This is a "small application" written by you so it should not be that much work to rewrite from scratch. This is typically one of the most rewarding exercises for a developer because you can revisit all your architectual choices and hopefully make an even better application.

To be sure you do not accidentially copy from the existing application, don't look at the old sources and use a newer implementation language. Learn C#. Or F#. Or a web framework. Have fun 🙂

  • Yeah, every time I think, "I did that 5 years ago, I'll just reuse it." I end up rewriting it because more tools are available and I'm better at using them. Oct 7, 2019 at 17:19
  • My code quality also improves significantly after 5 years... I mean, straight out of college, I used to love the ternary operator. It's... uh, very hard to maintain when you run it with couple of regex functions... of course I do web development, so I'm practically obsolete every 5 years anyways...
    – Nelson
    Oct 7, 2019 at 17:47

tl;dr Have a conversation with your supervisor and ask.

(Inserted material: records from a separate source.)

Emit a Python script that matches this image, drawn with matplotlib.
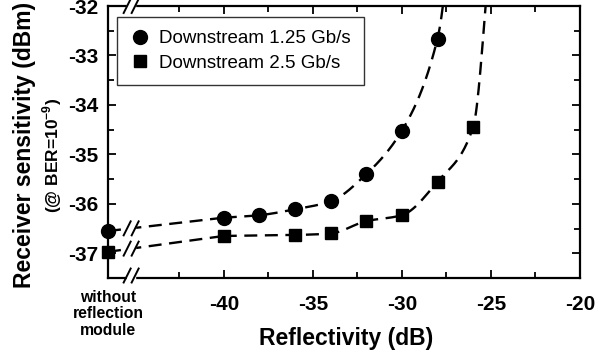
import numpy as np
import matplotlib
matplotlib.use("Agg")
import matplotlib.pyplot as plt
from matplotlib.lines import Line2D
from matplotlib.patches import Rectangle

plt.rcParams['font.family'] = ['Liberation Sans', 'DejaVu Sans']
plt.rcParams['mathtext.fontset'] = 'custom'
plt.rcParams['mathtext.rm'] = 'Liberation Sans'
plt.rcParams['mathtext.bf'] = 'Liberation Sans:bold'

# ---- data ----
circ_x = [-40, -38, -36, -34, -32, -30, -28]
circ_y = [-36.28, -36.23, -36.11, -35.95, -35.40, -34.52, -32.66]
sq_x = [-40, -36, -34, -32, -30, -28, -26]
sq_y = [-36.65, -36.63, -36.60, -36.35, -36.23, -35.55, -34.45]
no_refl_circ = -36.55
no_refl_sq = -36.97
# where the fitted guide curves leave the top of the plot
circ_end_x = -27.7
sq_end_x = -25.3
labels = ["Downstream 1.25 Gb/s", "Downstream 2.5 Gb/s"]
x_ticks = [-40, -35, -30, -25, -20]
y_ticks = [-37, -36, -35, -34, -33, -32]
X_LEFT = -46.5
X_BREAK = -45.2
Y_TOP = -32.0
Y_BOT = -37.45


def pchip(x, y, xs):
    x = np.asarray(x, float); y = np.asarray(y, float)
    h = np.diff(x); d = np.diff(y) / h
    n = len(x); m = np.zeros(n)
    for k in range(1, n - 1):
        if d[k - 1] * d[k] > 0:
            w1 = 2 * h[k] + h[k - 1]; w2 = h[k] + 2 * h[k - 1]
            m[k] = (w1 + w2) / (w1 / d[k - 1] + w2 / d[k])
    m[0] = d[0]; m[-1] = d[-1] * 1.3
    out = np.empty_like(xs)
    for i, xv in enumerate(xs):
        k = min(max(np.searchsorted(x, xv) - 1, 0), n - 2)
        t = (xv - x[k]) / h[k]
        h00 = 2*t**3 - 3*t**2 + 1; h10 = t**3 - 2*t**2 + t
        h01 = -2*t**3 + 3*t**2; h11 = t**3 - t**2
        out[i] = h00*y[k] + h10*h[k]*m[k] + h01*y[k+1] + h11*h[k]*m[k+1]
    return out


fig = plt.figure(figsize=(6.16, 3.56), dpi=100)
ax = fig.add_axes([108/616, 1 - 278/356, (580-108)/616, (278-6)/356])
ax.set_xlim(X_LEFT, -20)
ax.set_ylim(Y_BOT, Y_TOP)

dash = dict(color='black', lw=1.7, ls=(0, (5.5, 3.2)), clip_on=True)
for xs_d, ys_d, x0y, xend, mk, ms in [
        (circ_x, circ_y, no_refl_circ, circ_end_x, 'o', 10),
        (sq_x, sq_y, no_refl_sq, sq_end_x, 's', 9)]:
    px = list(xs_d) + [xend]
    py = list(ys_d) + [Y_TOP]
    xx = np.linspace(px[0], px[-1], 300)
    ax.plot(xx, pchip(px, py, xx), **dash)
    ax.plot([X_LEFT, xs_d[0]], [x0y, ys_d[0]], **dash)
    ax.plot(xs_d, ys_d, ls='none', marker=mk, ms=ms, color='black', zorder=5)
    ax.plot([X_LEFT], [x0y], ls='none', marker=mk, ms=ms, color='black',
            zorder=5, clip_on=False)

# ticks
ax.set_xticks(x_ticks)
ax.set_xticklabels([str(t) for t in x_ticks])
ax.set_xticks(np.arange(-42.5, -20, 5), minor=True)
ax.set_yticks(y_ticks)
ax.set_yticklabels([str(t) for t in y_ticks])
ax.set_yticks(np.arange(-37.5, -32, 1), minor=True)
ax.tick_params(which='both', direction='in', top=True, right=True, width=1.3)
ax.tick_params(which='major', length=6)
ax.tick_params(which='minor', length=4)
ax.tick_params(axis='x', pad=12)
ax.tick_params(axis='y', pad=7)
for lab in ax.get_xticklabels() + ax.get_yticklabels():
    lab.set_fontsize(15); lab.set_fontweight('bold')
for s in ax.spines.values():
    s.set_linewidth(1.6)

ax.set_xlabel("Reflectivity (dB)", fontsize=16.5, fontweight='bold')
ax.xaxis.set_label_coords((346-108)/472, -(338-278)/272)
ax.xaxis.label.set_va('center')

fig.text(25/616, 1 - 145/356, "Receiver sensitivity (dBm)", rotation=90,
         ha='center', va='center', fontsize=16.5, fontweight='bold')
fig.text(52/616, 1 - 155/356, "(@ BER=10$^{\\mathbf{-9}}$)", rotation=90,
         ha='center', va='center', fontsize=12.5, fontweight='bold')
fig.text(108/616, 1 - 314/356, "without\nreflection\nmodule", ha='center',
         va='center', fontsize=11.3, fontweight='bold', linespacing=1.1)

handles = [Line2D([], [], ls='none', marker='o', ms=10, color='black'),
           Line2D([], [], ls='none', marker='s', ms=9, color='black')]
leg = ax.legend(handles, labels, loc='upper left', bbox_to_anchor=(9/472, 1 - 11/272),
                frameon=True, fancybox=False, edgecolor='black', fontsize=13.5,
                handletextpad=0.45, borderpad=0.7, labelspacing=0.4,
                handlelength=1.1, borderaxespad=0)
leg.get_frame().set_linewidth(1.0)

# break marks
fig.canvas.draw()
inv = fig.transFigure.inverted()


def brk(xd, yd):
    px, py = ax.transData.transform((xd, yd))
    gap = 8
    p0 = inv.transform((px - gap/2, py - 3)); p1 = inv.transform((px + gap/2, py + 3))
    fig.add_artist(Rectangle(p0, p1[0]-p0[0], p1[1]-p0[1], color='white',
                             transform=fig.transFigure, zorder=10))
    for off in (-gap/2, gap/2):
        a = inv.transform((px + off - 3.5, py - 7)); b = inv.transform((px + off + 3.5, py + 7))
        fig.add_artist(Line2D([a[0], b[0]], [a[1], b[1]], color='black', lw=1.4,
                              transform=fig.transFigure, zorder=11))


for yv in [Y_BOT, Y_TOP]:
    brk(X_BREAK, yv)
for x0y, y1 in [(no_refl_circ, circ_y[0]), (no_refl_sq, sq_y[0])]:
    yb = x0y + (y1 - x0y) * (X_BREAK - X_LEFT) / (circ_x[0] - X_LEFT)
    brk(X_BREAK, yb)

fig.savefig("out.png", dpi=100)
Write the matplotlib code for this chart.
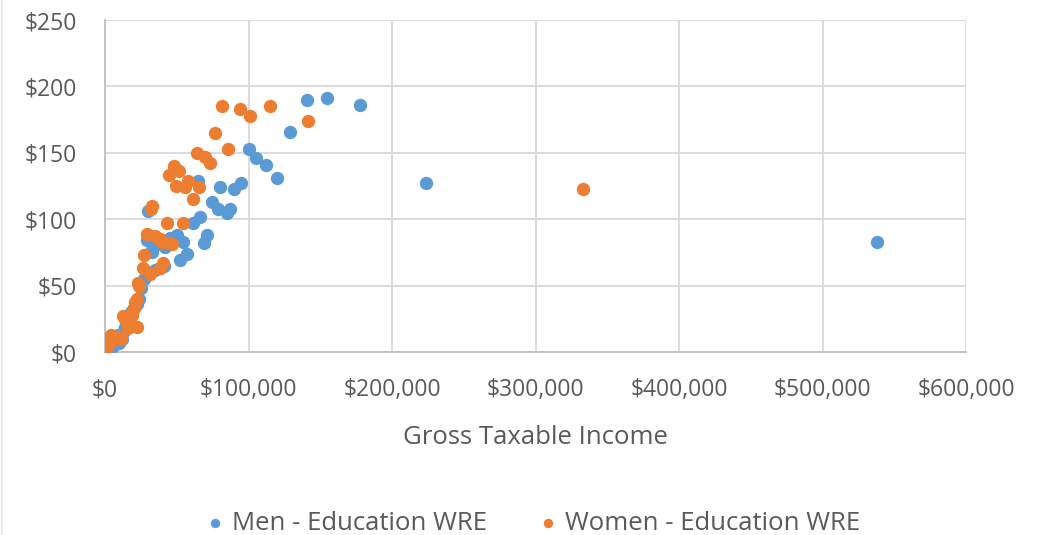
import matplotlib
matplotlib.use("Agg")
import matplotlib.pyplot as plt
from matplotlib.ticker import FuncFormatter

# Gross taxable income vs. weekly education WRE
men_income = [538000, 224000, 178000, 155000, 141000, 129000, 120000, 112000, 105000,
              100000, 95000, 90000, 80000, 87000, 85000, 79000, 74500, 71000, 69000,
              66000, 65000, 61000, 57000, 52000, 54000, 48000, 50000, 30000, 29000,
              33000, 36000, 39000, 42000, 45000, 35000, 38000, 41000, 33000, 25000,
              24000, 22000, 18000, 16000, 13000, 12000, 9000, 6000, 4000, 2000, 1500,
              7000, 10000, 14000, 20000, 27000]
men_wre = [83, 127, 186, 191, 190, 166, 131, 141, 146,
           153, 127, 123, 124, 108, 105, 108, 113, 88, 82,
           102, 129, 97, 74, 69, 83, 85, 88, 106, 84,
           77, 83, 81, 79, 86, 62, 63, 65, 75, 48,
           40, 36, 30, 24, 16, 10, 13, 5, 3, 2, 6,
           9, 7, 19, 33, 55]

women_income = [333000, 141500, 115000, 101000, 94000, 81500, 86000, 76500, 73000,
                70000, 64000, 61000, 65500, 58000, 56000, 51500, 48000, 44500, 49500,
                54000, 43000, 33000, 32000, 29000, 35000, 40000, 45000, 47000, 38000,
                27000, 40500, 38000, 26500, 31500, 23000, 24000, 21000, 20000, 22000,
                12500, 17500, 22000, 16000, 19000, 15000, 9000, 4000, 1500, 2000,
                6000, 11000, 14000]
women_wre = [123, 174, 185, 178, 183, 185, 153, 165, 142,
             147, 150, 115, 124, 129, 124, 136, 140, 133, 125,
             97, 97, 110, 108, 89, 87, 83, 82, 81, 85,
             73, 67, 63, 63, 59, 52, 50, 38, 33, 40,
             27, 23, 19, 18, 28, 21, 11, 13, 4, 7,
             9, 10, 25]

x_ticks = [0, 100000, 200000, 300000, 400000, 500000, 600000]
y_ticks = [0, 50, 100, 150, 200, 250]

series_names = ["Men - Education WRE", "Women - Education WRE"]
blue = "#5B9BD5"
orange = "#ED7D31"
text_gray = "#595959"
tick_size = 16.5
label_size = 18.5

plt.rcParams["font.family"] = ["Open Sans", "DejaVu Sans"]

fig = plt.figure(figsize=(10.48, 5.35), dpi=100)
ax = fig.add_axes([0.1002, 0.342, 0.8216, 0.6206])

ax.scatter(men_income, men_wre, s=92, color=blue, linewidths=0, zorder=3,
           label=series_names[0])
ax.scatter(women_income, women_wre, s=92, color=orange, linewidths=0, zorder=4,
           label=series_names[1])

ax.set_xlim(x_ticks[0], x_ticks[-1])
ax.set_ylim(y_ticks[0], y_ticks[-1])
ax.set_xticks(x_ticks)
ax.set_yticks(y_ticks)
ax.xaxis.set_major_formatter(FuncFormatter(lambda v, p: f"${v:,.0f}"))
ax.yaxis.set_major_formatter(FuncFormatter(lambda v, p: f"${v:,.0f}"))

ax.grid(True, color="#D9D9D9", linewidth=1.3, zorder=0)
ax.set_axisbelow(True)
for side in ["top", "right"]:
    ax.spines[side].set_visible(False)
for side in ["left", "bottom"]:
    ax.spines[side].set_color("#BFBFBF")
    ax.spines[side].set_linewidth(1.3)

ax.tick_params(axis="both", length=0, labelsize=tick_size, labelcolor=text_gray)
ax.tick_params(axis="y", pad=20)
ax.tick_params(axis="x", pad=19)

ax.set_xlabel("Gross Taxable Income", fontsize=label_size, color=text_gray, labelpad=16)

leg = fig.legend(loc="center", bbox_to_anchor=(0.508, 0.022), ncol=2, frameon=False,
                 fontsize=label_size, handlelength=0.8, handletextpad=0.25,
                 columnspacing=2.0, markerscale=0.7)
for t in leg.get_texts():
    t.set_color(text_gray)

# thin chart border on the left
fig.add_artist(plt.Line2D([0.0015, 0.0015], [0, 1], color="#E6E6E6", linewidth=1.2,
                          transform=fig.transFigure))

fig.savefig("out.png", dpi=100)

"It won't be a problem if I provide versions of that XYZ program to other people, will it?" If your supervisor says, "go for it...." you're done.

If your supervisor balks, then you have some really strong arguments in your favor.

  • You made it on personal time to "scratch a personal itch", to make your own work life a little easier
  • It was a gift from you to your co-workers "hey, hey, try this ... you'll get the thing done quicker." and it has spread. That's good!
  • It doesn't relate to your company's core businesses, only to its handling of necessary administrivia.
  • People outside the company have heard about it and want it too.
  • (say this one subtly) "Boss, is it really your preference to get into a legal arm-wrestling contest about this? It isn't my preference. Let's just say OK and move on.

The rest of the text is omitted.